Thursday 31 July 2014

Quietly Insidious - Her by Harriet Lane

Her, Harriet Lane's second book is, like her debut Alys, Always, a literary psychological thriller. If you're wondering what that means, it means the thrills and the tension are ratcheted so tight as to be invisible and the horror cloaked in the everyday language of the mundane.

It also means I happen to like it. Very much so.

Emma is your everyday middle-class London mum - she has a young son, is pregnant with her second child, and she's struggling with the standard problems of that demographic.

Nina is an artist with a late-teenaged daughter; she remembers Emma, and what Emma did.

Alternating between the two characters, the reader is given Emma's story, that of domestic worries and mislaid items, of a new friend whose confidence and sophistication Emma wishes she could emulate; and Nina's story, that of long-held anger and opportunities engineered.

Her is a tremendously quiet book and it's there its power lies. The way Nina sidles her way into Emma's life, and the almost-desperation with which she is greeted, is harrowing in its simplicity. The domestic scene provides a set-up rich with potential. The most terrifying things are those we believe can happen: it's why I've never been scared by Stephen King but still think of The Handmaid's Tale with dread. Lane exploits the everyday and in Nina writes a character whose terror lies in the ease with which she manipulates Emma, and the utter relentless normality.

Which leads me to my complaint - I'm honestly not sure if I think the grand reveal is brilliant or hopeless.
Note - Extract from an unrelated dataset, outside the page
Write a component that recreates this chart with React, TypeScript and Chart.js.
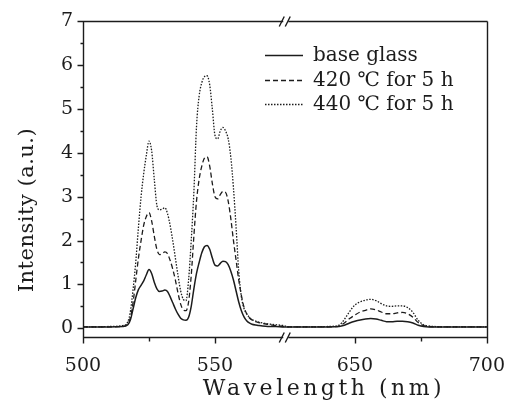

On the one hand it's chilling, deftly giving us the measure of Nina to set up the final scenes (oh! the details! those tiny, tiny details!); on the other, it's mundane and pointless (but that is *why* it works).

Pushed, I come down on the side of brilliant, but those expecting a psychological thriller with a dramatic endgame or similar will likely find this is not the book for them. In a world which appears to be swimming with domestic psych thrillers, Lane is an easy author to pass over for the more obvious terrors of The Silent Wife, or Into The Darkest Corner, but anybody who found those rather too packed with melodrama, Her should be your next book. 4 stars.